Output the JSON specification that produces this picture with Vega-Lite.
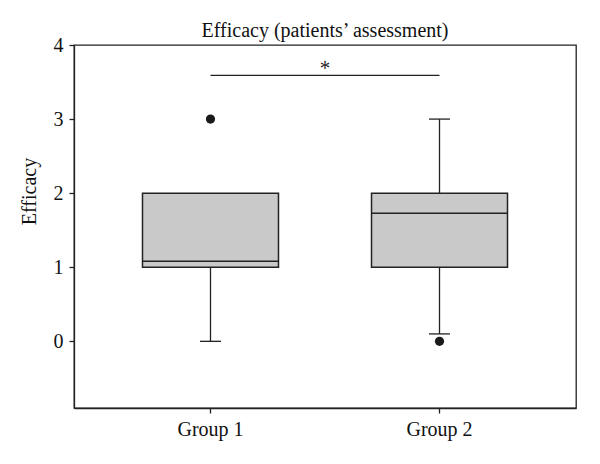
{
  "$schema": "https://vega.github.io/schema/vega-lite/v6.json",
  "width": 502,
  "height": 363,
  "autosize": "none",
  "padding": {"left": 74, "top": 45, "right": 24, "bottom": 56},
  "background": "white",
  "title": {
    "text": "Efficacy (patients’ assessment)",
    "font": "Liberation Serif",
    "fontSize": 20,
    "fontWeight": "normal",
    "color": "#111",
    "anchor": "middle",
    "baseline": "alphabetic",
    "offset": -22
  },
  "config": {
    "view": {"stroke": "#222", "strokeWidth": 1.3},
    "axis": {
      "labelFont": "Liberation Serif",
      "titleFont": "Liberation Serif",
      "labelFontSize": 20,
      "titleFontSize": 20,
      "titleFontWeight": "normal",
      "labelColor": "#111",
      "titleColor": "#111",
      "domainColor": "#222",
      "tickColor": "#222",
      "domainWidth": 1.3,
      "tickWidth": 1.3,
      "tickSize": 5,
      "grid": false
    }
  },
  "datasets": {
    "boxes": [
      {"group": "Group 1", "lower": 0, "q1": 1, "median": 1.08, "q3": 2, "upper": 2},
      {"group": "Group 2", "lower": 0.1, "q1": 1, "median": 1.73, "q3": 2, "upper": 3}
    ],
    "outliers": [
      {"group": "Group 1", "value": 3},
      {"group": "Group 2", "value": 0}
    ],
    "signif": [
      {"from": "Group 1", "to": "Group 2", "level": 3.59, "label": "*"}
    ]
  },
  "encoding": {
    "x": {
      "field": "group",
      "type": "nominal",
      "scale": {"type": "band", "domain": ["Group 1", "Group 2"], "paddingInner": 0, "paddingOuter": 0.096},
      "axis": {"title": null, "labelAngle": 0, "labelPadding": 6}
    }
  },
  "layer": [
    {
      "data": {"name": "boxes"},
      "mark": {"type": "rule", "color": "#222", "strokeWidth": 1.3},
      "encoding": {
        "y": {
          "field": "lower",
          "type": "quantitative",
          "scale": {"domain": [-0.9, 4], "nice": false, "zero": false},
          "axis": {"title": "Efficacy", "values": [0, 1, 2, 3, 4], "format": "d", "labelPadding": 6, "titleX": -35, "titleY": 146}
        },
        "y2": {"field": "upper"}
      }
    },
    {
      "data": {"name": "boxes"},
      "mark": {"type": "bar", "size": 136, "fill": "#c9c9c9", "stroke": "#222", "strokeWidth": 1.5},
      "encoding": {
        "y": {"field": "q1", "type": "quantitative"},
        "y2": {"field": "q3"}
      }
    },
    {
      "data": {"name": "boxes"},
      "mark": {"type": "tick", "size": 136, "color": "#222", "thickness": 1.5, "opacity": 1},
      "encoding": {"y": {"field": "median", "type": "quantitative"}}
    },
    {
      "data": {"name": "boxes"},
      "mark": {"type": "tick", "size": 21, "color": "#222", "thickness": 1.3, "opacity": 1},
      "encoding": {"y": {"field": "lower", "type": "quantitative"}}
    },
    {
      "data": {"name": "boxes"},
      "transform": [{"filter": "datum.upper > datum.q3"}],
      "mark": {"type": "tick", "size": 21, "color": "#222", "thickness": 1.3, "opacity": 1},
      "encoding": {"y": {"field": "upper", "type": "quantitative"}}
    },
    {
      "data": {"name": "outliers"},
      "mark": {"type": "circle", "size": 85, "color": "#1a1a1a", "opacity": 1},
      "encoding": {"y": {"field": "value", "type": "quantitative"}}
    },
    {
      "data": {"name": "signif"},
      "mark": {"type": "rule", "color": "#222", "strokeWidth": 1.3},
      "encoding": {
        "x": {"field": "from", "type": "nominal"},
        "x2": {"field": "to"},
        "y": {"field": "level", "type": "quantitative"}
      }
    },
    {
      "data": {"name": "signif"},
      "mark": {"type": "text", "font": "Liberation Serif", "fontSize": 21, "color": "#222", "baseline": "alphabetic", "align": "center"},
      "encoding": {
        "x": {"field": "from", "type": "nominal", "bandPosition": 1},
        "y": {"field": "level", "type": "quantitative"},
        "text": {"field": "label"}
      }
    }
  ]
}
******
**Aim**
Leave out the pictures and transcribe everything else exactly.

**Result below**
Output the JSON specification that produces this picture with Vega-Lite.
{
  "$schema": "https://vega.github.io/schema/vega-lite/v6.json",
  "width": 502,
  "height": 363,
  "autosize": "none",
  "padding": {"left": 74, "top": 45, "right": 24, "bottom": 56},
  "background": "white",
  "title": {
    "text": "Efficacy (patients’ assessment)",
    "font": "Liberation Serif",
    "fontSize": 20,
    "fontWeight": "normal",
    "color": "#111",
    "anchor": "middle",
    "baseline": "alphabetic",
    "offset": -22
  },
  "config": {
    "view": {"stroke": "#222", "strokeWidth": 1.3},
    "axis": {
      "labelFont": "Liberation Serif",
      "titleFont": "Liberation Serif",
      "labelFontSize": 20,
      "titleFontSize": 20,
      "titleFontWeight": "normal",
      "labelColor": "#111",
      "titleColor": "#111",
      "domainColor": "#222",
      "tickColor": "#222",
      "domainWidth": 1.3,
      "tickWidth": 1.3,
      "tickSize": 5,
      "grid": false
    }
  },
  "datasets": {
    "boxes": [
      {"group": "Group 1", "lower": 0, "q1": 1, "median": 1.08, "q3": 2, "upper": 2},
      {"group": "Group 2", "lower": 0.1, "q1": 1, "median": 1.73, "q3": 2, "upper": 3}
    ],
    "outliers": [
      {"group": "Group 1", "value": 3},
      {"group": "Group 2", "value": 0}
    ],
    "signif": [
      {"from": "Group 1", "to": "Group 2", "level": 3.59, "label": "*"}
    ]
  },
  "encoding": {
    "x": {
      "field": "group",
      "type": "nominal",
      "scale": {"type": "band", "domain": ["Group 1", "Group 2"], "paddingInner": 0, "paddingOuter": 0.096},
      "axis": {"title": null, "labelAngle": 0, "labelPadding": 6}
    }
  },
  "layer": [
    {
      "data": {"name": "boxes"},
      "mark": {"type": "rule", "color": "#222", "strokeWidth": 1.3},
      "encoding": {
        "y": {
          "field": "lower",
          "type": "quantitative",
          "scale": {"domain": [-0.9, 4], "nice": false, "zero": false},
          "axis": {"title": "Efficacy", "values": [0, 1, 2, 3, 4], "format": "d", "labelPadding": 6, "titleX": -35, "titleY": 146}
        },
        "y2": {"field": "upper"}
      }
    },
    {
      "data": {"name": "boxes"},
      "mark": {"type": "bar", "size": 136, "fill": "#c9c9c9", "stroke": "#222", "strokeWidth": 1.5},
      "encoding": {
        "y": {"field": "q1", "type": "quantitative"},
        "y2": {"field": "q3"}
      }
    },
    {
      "data": {"name": "boxes"},
      "mark": {"type": "tick", "size": 136, "color": "#222", "thickness": 1.5, "opacity": 1},
      "encoding": {"y": {"field": "median", "type": "quantitative"}}
    },
    {
      "data": {"name": "boxes"},
      "mark": {"type": "tick", "size": 21, "color": "#222", "thickness": 1.3, "opacity": 1},
      "encoding": {"y": {"field": "lower", "type": "quantitative"}}
    },
    {
      "data": {"name": "boxes"},
      "transform": [{"filter": "datum.upper > datum.q3"}],
      "mark": {"type": "tick", "size": 21, "color": "#222", "thickness": 1.3, "opacity": 1},
      "encoding": {"y": {"field": "upper", "type": "quantitative"}}
    },
    {
      "data": {"name": "outliers"},
      "mark": {"type": "circle", "size": 85, "color": "#1a1a1a", "opacity": 1},
      "encoding": {"y": {"field": "value", "type": "quantitative"}}
    },
    {
      "data": {"name": "signif"},
      "mark": {"type": "rule", "color": "#222", "strokeWidth": 1.3},
      "encoding": {
        "x": {"field": "from", "type": "nominal"},
        "x2": {"field": "to"},
        "y": {"field": "level", "type": "quantitative"}
      }
    },
    {
      "data": {"name": "signif"},
      "mark": {"type": "text", "font": "Liberation Serif", "fontSize": 21, "color": "#222", "baseline": "alphabetic", "align": "center"},
      "encoding": {
        "x": {"field": "from", "type": "nominal", "bandPosition": 1},
        "y": {"field": "level", "type": "quantitative"},
        "text": {"field": "label"}
      }
    }
  ]
}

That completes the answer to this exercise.